Here’s a sample benchmark for the unoptimized case:
$ ab -kt3 http://testbit.eu/Sandbox Time taken for tests: 3.33173 seconds Total transferred: 301743 bytes Requests per second: 6.26 [#/sec] (mean) Time per request: 159.641 [ms] (mean) Transfer rate: 96.93 [Kbytes/sec] received
Now we configure mod_disk_cache in apache2.conf:
CacheEnable disk / CacheRoot /var/cache/apache2/mod_disk_cache/
$ a2enmod disk_cache Enabling module disk_cache. Run '/etc/init.d/apache2 restart' to activate new configuration!
This in itself is not enough to enable caching of MediaWiki pages however, this is due to some bits in the HTTP header information it’s sending:
$ wget -S --delete-after -nd http://testbit.eu/Sandbox --2011-02-09 00:48:21-- http://testbit.eu/Sandbox HTTP/1.1 200 OK Date: Tue, 08 Feb 2011 23:48:21 GMT Vary: Accept-Encoding,Cookie Expires: Thu, 01 Jan 1970 00:00:00 GMT Cache-Control: private, must-revalidate, max-age=0 Last-Modified: Tue, 08 Feb 2011 03:24:32 GMT 2011-02-09 00:48:21 (145 KB/s) - `Sandbox' saved [14984/14984]
The Expires: and Cache-Control: headers both prevent mod_disk_cache from caching the contents.

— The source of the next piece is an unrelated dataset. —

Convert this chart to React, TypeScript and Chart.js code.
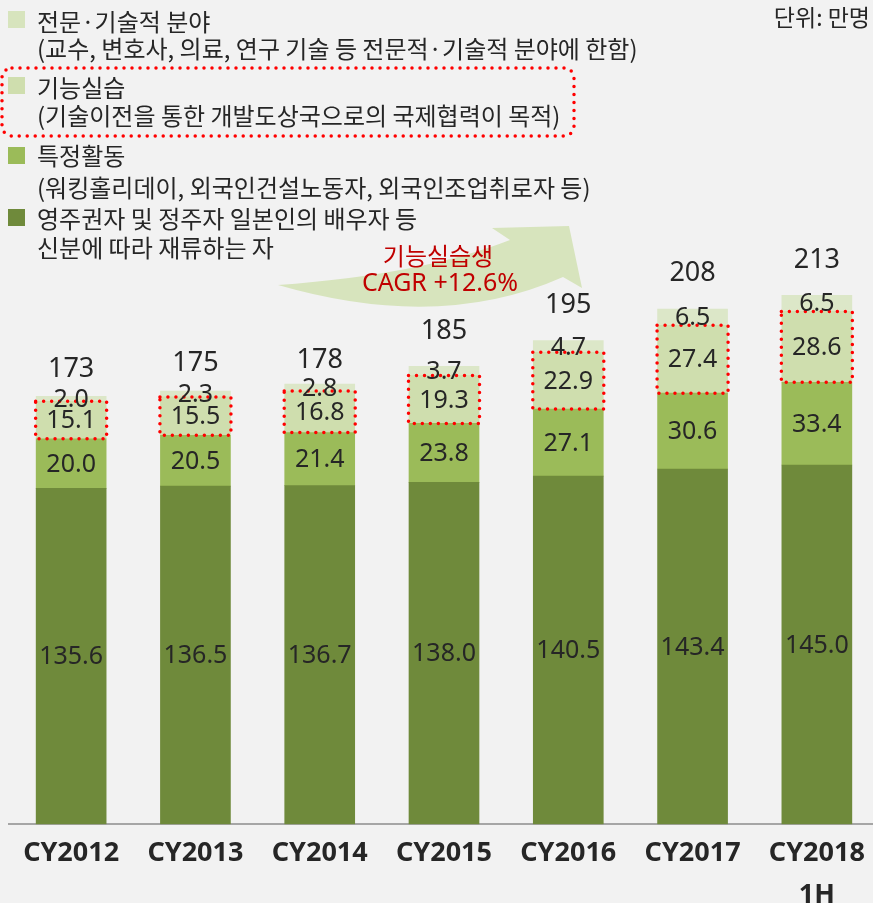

A small patch against MediaWiki-1.16 fixes that by removing Expires: and adding s-maxage to Cache-Control:, which allows caches to serve “stale” page versions which are only mildly outdated (a few seconds).
$ wget -S --delete-after -nd http://testbit.eu/Sandbox --01:03:03-- http://testbit.eu/Sandbox HTTP/1.1 200 OK Date: Wed, 09 Feb 2011 00:03:03 GMT Vary: Accept-Encoding,Cookie Cache-Control: s-maxage=3, must-revalidate, max-age=0 Last-Modified: Tue, 08 Feb 2011 03:24:32 GMT 01:03:03 (386.21 MB/s) - `Sandbox' saved [14984/14984]
Upon inspection, there’s no Expires: header now and Cache-Control: adapted as described. Let’s now rerun the benchmark:
$ ab -kt3 http://testbit.eu/Sandbox Time taken for tests: 3.5511 seconds Total transferred: 38621189 bytes Requests per second: 831.14 [#/sec] (mean) Time per request: 1.203 [ms] (mean) Transfer rate: 12548.95 [Kbytes/sec] received
That looks good, 831 requests instead of 6!
Utilizing mod_disk_cache with MediaWiki can easily speed up the number of possible requests per-second by more than a factor of one hundred for anonymous accesses. The caching behavior in the above patch can also be enabled for logged-in users with adding this setting to MediaWiki’s LocalSettings.php:
$wgCacheLoggedInUsers = true;
I hope this helps people out there to speed up your MediaWiki installation as well, happy tuning!